変な動きをしてくださいって指示ですか?ジプシーの動きですか?

そういえばカルメンの時も変な動きしてたな。

変な動きが変な動きすぎて気になってしょうがないのですが!!

何か意味がありましたら教えてください。

 

 

あとね、舞台セットが囲いみたいになっていて(伝われ)、2幕の途中で倒れて(伝われ)、「後ろ広ーい」ってなるんですね。で、その倒れたおかげでスペースができるので、そこを埋めるために合唱の方々が移動するんですけど、この移動も新国名物の「ただ移動する」になっていて面白かった。舞台から捌けるときや、ちょっとした移動の時とか、全員が素に戻るんだよね。その辺り、なんとかしてくれたらもっと芝居に厚みが出ると思うよ(誰?)。

 

 

 

 

感情が先に出るパパ

演技派のパパ。

感情表現が豊かなパパ。

 

 

初日に感じた、1フレーズ目だけレガートがとても美しくて、2フレーズ目から何かが崩れるっているのは改善され、2フレーズ目までがレガートでとても美しく、3フレーズ目から何かが崩れるになりました。

 

 

やはり、感情が先行してしまうのだろう。

「俺の息子と別れろやい!」ってなんの慈悲もないような歌を歌っているのに、パパ自体はもうメンタルボロボロなのよ、「ヴィオレッタまじごめんね!!!」って感じなのよ。

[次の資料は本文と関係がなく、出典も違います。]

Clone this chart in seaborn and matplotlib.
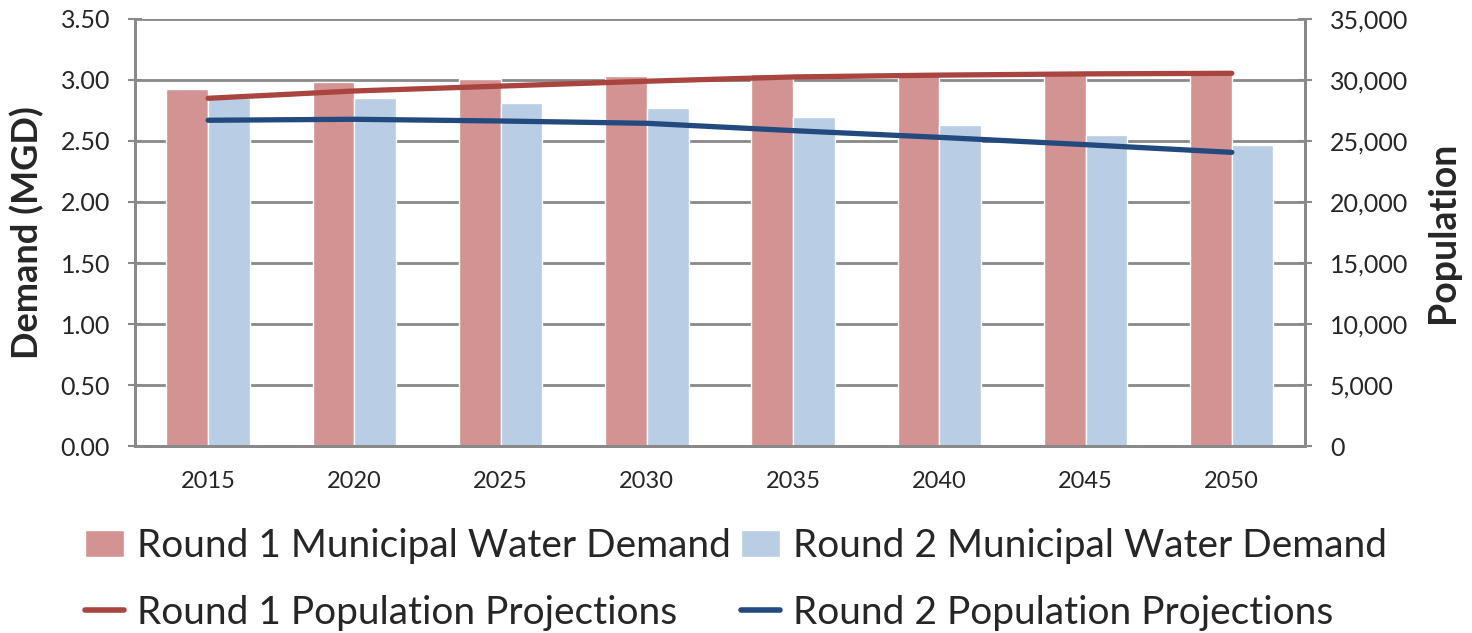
import numpy as np
import pandas as pd
import matplotlib
matplotlib.use("Agg")
import matplotlib.pyplot as plt
import seaborn as sns
from matplotlib.patches import Patch
from matplotlib.lines import Line2D
from matplotlib.ticker import FuncFormatter, FixedLocator, NullFormatter

# data
years = ["2015", "2020", "2025", "2030", "2035", "2040", "2045", "2050"]
demand_r1 = [2.93, 2.98, 3.01, 3.035, 3.05, 3.06, 3.06, 3.07]
demand_r2 = [2.85, 2.85, 2.81, 2.77, 2.70, 2.63, 2.55, 2.47]
pop_r1 = [28500, 29100, 29500, 29900, 30250, 30400, 30500, 30550]
pop_r2 = [26700, 26780, 26640, 26450, 25850, 25300, 24700, 24070]

labels = ["Round 1 Municipal Water Demand", "Round 2 Municipal Water Demand",
          "Round 1 Population Projections", "Round 2 Population Projections"]
bar_colors = ["#D39392", "#B9CDE5"]
line_colors = ["#A9443F", "#224A7E"]
grid_col = "#898989"

sns.set_style("white")
plt.rcParams['font.family'] = ['Lato', 'DejaVu Sans']

df_bars = pd.DataFrame({
    "year": years * 2,
    "demand": demand_r1 + demand_r2,
    "series": [labels[0]] * len(years) + [labels[1]] * len(years),
})

fig = plt.figure(figsize=(14.72, 6.33), dpi=100)
ax = fig.add_axes([0.0917, 0.2954, 0.7948, 0.6746])

sns.barplot(data=df_bars, x="year", y="demand", hue="series",
            palette=bar_colors, width=0.57, gap=0, saturation=1,
            ax=ax, legend=False, zorder=2)
ax.set_ylim(0, 3.5)
ax.set_xlim(-0.5, len(years) - 0.5)
ax.set_yticks(np.arange(0, 3.51, 0.5))
ax.yaxis.set_major_formatter(FuncFormatter(lambda v, p: f"{v:.2f}"))
ax.yaxis.grid(True, color=grid_col, linewidth=2)
ax.set_axisbelow(True)

# category boundary ticks, labels in between
ax.xaxis.set_major_locator(FixedLocator(np.arange(-0.5, len(years), 1.0)))
ax.xaxis.set_major_formatter(NullFormatter())
ax.xaxis.set_minor_locator(FixedLocator(np.arange(len(years))))
ax.set_xticklabels(years, minor=True)
ax.tick_params(axis="x", which="major", direction="out", length=8, width=1.5, color=grid_col)
ax.tick_params(axis="x", which="minor", length=0, labelsize=17, pad=18)
ax.tick_params(axis="y", direction="inout", length=10, width=1.5, color=grid_col,
               labelsize=18, pad=13)
ax.set_xlabel("")
ax.set_ylabel("Demand (MGD)", fontsize=26, fontweight="bold", labelpad=12)

ax.spines["top"].set_visible(False)
for side in ["left", "bottom", "right"]:
    ax.spines[side].set_color(grid_col)
    ax.spines[side].set_linewidth(2)

ax2 = ax.twinx()
xpos = np.arange(len(years))
sns.lineplot(x=xpos, y=pop_r1, color=line_colors[0], linewidth=3.8, ax=ax2,
             solid_capstyle="round")
sns.lineplot(x=xpos, y=pop_r2, color=line_colors[1], linewidth=3.8, ax=ax2,
             solid_capstyle="round")
ax2.set_ylim(0, 35000)
ax2.set_yticks(np.arange(0, 35001, 5000))
ax2.yaxis.set_major_formatter(FuncFormatter(lambda v, p: f"{v:,.0f}"))
ax2.tick_params(axis="y", direction="inout", length=10, width=1.5, color=grid_col,
                labelsize=18, pad=13)
ax2.set_ylabel("Population", fontsize=27, fontweight="bold", labelpad=13)
ax2.spines["top"].set_visible(False)
for side in ["left", "bottom", "right"]:
    ax2.spines[side].set_color(grid_col)
    ax2.spines[side].set_linewidth(2)

handles = [
    Patch(facecolor=bar_colors[0]), Line2D([], [], color=line_colors[0], linewidth=4),
    Patch(facecolor=bar_colors[1]), Line2D([], [], color=line_colors[1], linewidth=4),
]
hlabels = [labels[0], labels[2], labels[1], labels[3]]
fig.legend(handles, hlabels, loc="lower center", bbox_to_anchor=(0.5, -0.052), ncol=2,
           frameon=False, fontsize=28, handlelength=1.0, handleheight=0.7,
           handletextpad=0.35, columnspacing=0.25, labelspacing=0.8)

plt.savefig("out.png", dpi=100)
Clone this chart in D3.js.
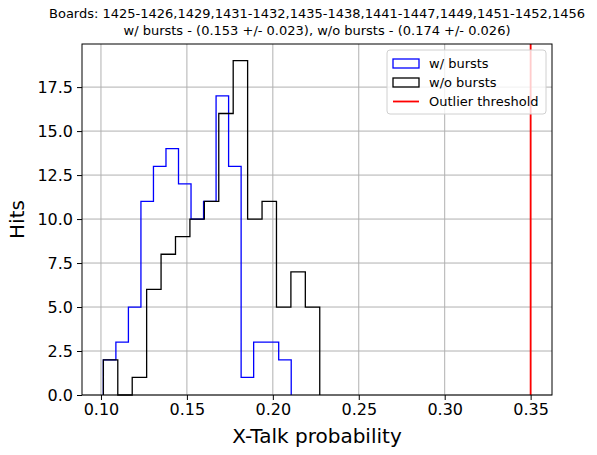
<!DOCTYPE html>
<html>
<head>
<meta charset="utf-8">
<script src="https://cdn.jsdelivr.net/npm/d3@7"></script>
<style>
  html, body { margin: 0; padding: 0; background: #fff; }
  svg { display: block; font-family: "DejaVu Sans", sans-serif; }
</style>
</head>
<body>
<svg id="chart" width="597" height="455"></svg>
<script>
// Histogram counts (15 equal-width bins per series)
const burstCounts   = [2, 3, 5, 11, 13, 14, 12, 10, 11, 17, 13, 1, 3, 3, 2];
const noBurstCounts = [2, 0, 1, 6, 8, 9, 10, 11, 16, 19, 10, 11, 5, 7, 5];
// Bin range [first edge, last edge] of each series
const burstRange   = [0.1014, 0.2107];
const noBurstRange = [0.1014, 0.2273];
const outlierThreshold = 0.35;

const xTicks = [0.10, 0.15, 0.20, 0.25, 0.30, 0.35];
const yTicks = [0, 2.5, 5, 7.5, 10, 12.5, 15, 17.5];

const titleLines = [
  "Boards: 1425-1426,1429,1431-1432,1435-1438,1441-1447,1449,1451-1452,1456",
  "w/ bursts - (0.153 +/- 0.023), w/o bursts - (0.174 +/- 0.026)"
];
const legendLabels = ["w/ bursts", "w/o bursts", "Outlier threshold"];
const seriesColors = ["#0000ff", "#000000", "#ff0000"];

const svg = d3.select("#chart");
const plot = { left: 82, right: 552, top: 44, bottom: 395 };

function edges(range, n) {
  const w = (range[1] - range[0]) / n;
  return d3.range(n + 1).map(i => range[0] + i * w);
}
const burstEdges = edges(burstRange, burstCounts.length);
const noBurstEdges = edges(noBurstRange, noBurstCounts.length);

// matplotlib-style 5% margins on the data extent
const xMin = Math.min(burstRange[0], noBurstRange[0]);
const xMax = Math.max(burstRange[1], noBurstRange[1], outlierThreshold);
const xPad = (xMax - xMin) * 0.05;
const x = d3.scaleLinear().domain([xMin - xPad, xMax + xPad]).range([plot.left, plot.right]);
const yMax = d3.max(burstCounts.concat(noBurstCounts)) * 1.05;
const y = d3.scaleLinear().domain([0, yMax]).range([plot.bottom, plot.top]);

// grid
const grid = svg.append("g").attr("stroke", "#b0b0b0").attr("stroke-width", 1);
xTicks.forEach(t => grid.append("line")
  .attr("x1", x(t)).attr("x2", x(t)).attr("y1", plot.top).attr("y2", plot.bottom));
yTicks.forEach(t => grid.append("line")
  .attr("x1", plot.left).attr("x2", plot.right).attr("y1", y(t)).attr("y2", y(t)));

// step outlines
function stepPoints(e, c) {
  const pts = [[e[0], 0]];
  c.forEach((v, i) => { pts.push([e[i], v]); pts.push([e[i + 1], v]); });
  pts.push([e[e.length - 1], 0]);
  return pts;
}
const line = d3.line().x(d => x(d[0])).y(d => y(d[1]));
svg.append("path").attr("d", line(stepPoints(burstEdges, burstCounts)))
  .attr("fill", "none").attr("stroke", seriesColors[0]).attr("stroke-width", 1.3);
svg.append("path").attr("d", line(stepPoints(noBurstEdges, noBurstCounts)))
  .attr("fill", "none").attr("stroke", seriesColors[1]).attr("stroke-width", 1.3);

// outlier threshold
svg.append("line")
  .attr("x1", x(outlierThreshold)).attr("x2", x(outlierThreshold))
  .attr("y1", plot.top).attr("y2", plot.bottom)
  .attr("stroke", seriesColors[2]).attr("stroke-width", 1.8);

// axes
const xAxis = d3.axisBottom(x).tickValues(xTicks).tickFormat(d3.format(".2f"))
  .tickSize(5).tickPadding(4);
const yAxis = d3.axisLeft(y).tickValues(yTicks).tickFormat(d3.format(".1f"))
  .tickSize(5).tickPadding(4);
const gx = svg.append("g").attr("transform", `translate(0,${plot.bottom})`).call(xAxis);
const gy = svg.append("g").attr("transform", `translate(${plot.left},0)`).call(yAxis);
[gx, gy].forEach(g => {
  g.select(".domain").remove();
  g.selectAll("text").attr("font-size", 16).attr("fill", "#000")
    .attr("font-family", "DejaVu Sans, sans-serif");
  g.selectAll("line").attr("stroke", "#000");
});

// frame
svg.append("rect")
  .attr("x", plot.left).attr("y", plot.top)
  .attr("width", plot.right - plot.left).attr("height", plot.bottom - plot.top)
  .attr("fill", "none").attr("stroke", "#000").attr("stroke-width", 1);

// labels
svg.append("text").attr("x", (plot.left + plot.right) / 2).attr("y", 443)
  .attr("text-anchor", "middle").attr("font-size", 20).text("X-Talk probability");
svg.append("text").attr("transform", `translate(24,${(plot.top + plot.bottom) / 2}) rotate(-90)`)
  .attr("text-anchor", "middle").attr("font-size", 20).text("Hits");
titleLines.forEach((t, i) => svg.append("text")
  .attr("x", (plot.left + plot.right) / 2).attr("y", 18 + i * 17)
  .attr("text-anchor", "middle").attr("font-size", 13).text(t));

// legend
const lg = svg.append("g");
lg.append("rect").attr("x", 387).attr("y", 50).attr("width", 159).attr("height", 64)
  .attr("rx", 3).attr("fill", "#fff").attr("fill-opacity", 0.8)
  .attr("stroke", "#d0d0d0").attr("stroke-width", 1);
legendLabels.forEach((lab, i) => {
  const cy = 63.5 + i * 19;
  if (i < 2) {
    lg.append("rect").attr("x", 393).attr("y", cy - 4.5).attr("width", 26).attr("height", 9)
      .attr("fill", "none").attr("stroke", seriesColors[i]).attr("stroke-width", 1.3);
  } else {
    lg.append("line").attr("x1", 393).attr("x2", 419).attr("y1", cy).attr("y2", cy)
      .attr("stroke", seriesColors[i]).attr("stroke-width", 1.8);
  }
  lg.append("text").attr("x", 429).attr("y", cy + 4.5).attr("font-size", 13).text(lab);
});
</script>
</body>
</html>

「じゃあなんでそんなこと言うの!」って感じなのよ。「piangi,paingi」って言ってますけど、あなたの方が泣いてますよね。

 

 

後、仕草がいちいちかわいいよね。泣くのかい、汗拭くのかい、帽子触るんかい。

最後のシーンはパパは後ろに下がっていくのですが、その動きすら可愛かった。

 

 

 

 

 

印象の薄いアルフレードくん

とても上手だった。イタリア人の特権(言葉にストレスがない・そもそもヴェルディの国の人)を存分に生かした歌唱だった。ストレスフリーで本当によかったんだけど、ヴィオレッタとパパの印象が強すぎてあんまり覚えてないんだわ。ごめんよ。

 

 

ヴィオレッタのことは忘れて(というかいい思い出にして)次に行きそうなアルフレードくんだった。もっと愛の重さ、みたいなものがあっても良いのかもね。歌える人だからこそもっと色々なことを付け足して言ってほしいっす。

 

 

ヴィオレッタとパパの二重唱だと、あんまり声の相性がよくないなって感じたのですが、ここにアルフレードくんが入ると、美しいハーモニーができる。中和の役割を果たしながら自分の声も美しく届けることのできる。重唱に置いてとても重宝される存在だと思います。

 

 

 

 

 

 

そんな感じかな。

 

 

初日を観た人全員に観てほしい千秋楽だった。

 

 

 

今思うことは、中村恵理のヴィオレッタにまた会いたいと言うことだけ。

同じ状態ではもう見れないと思うと寂しい。

彼女が歌う・演じるヴィオレッタの人生を何度も観たいと思う。

 

 

 

 

 

 

新国立劇場でみた中ではドン・パスクワーレに続く完成度だった。

ドン・パスクワーレとは違い、真ん中に立つ歌手が日本人であったことは絶対に忘れてはならない。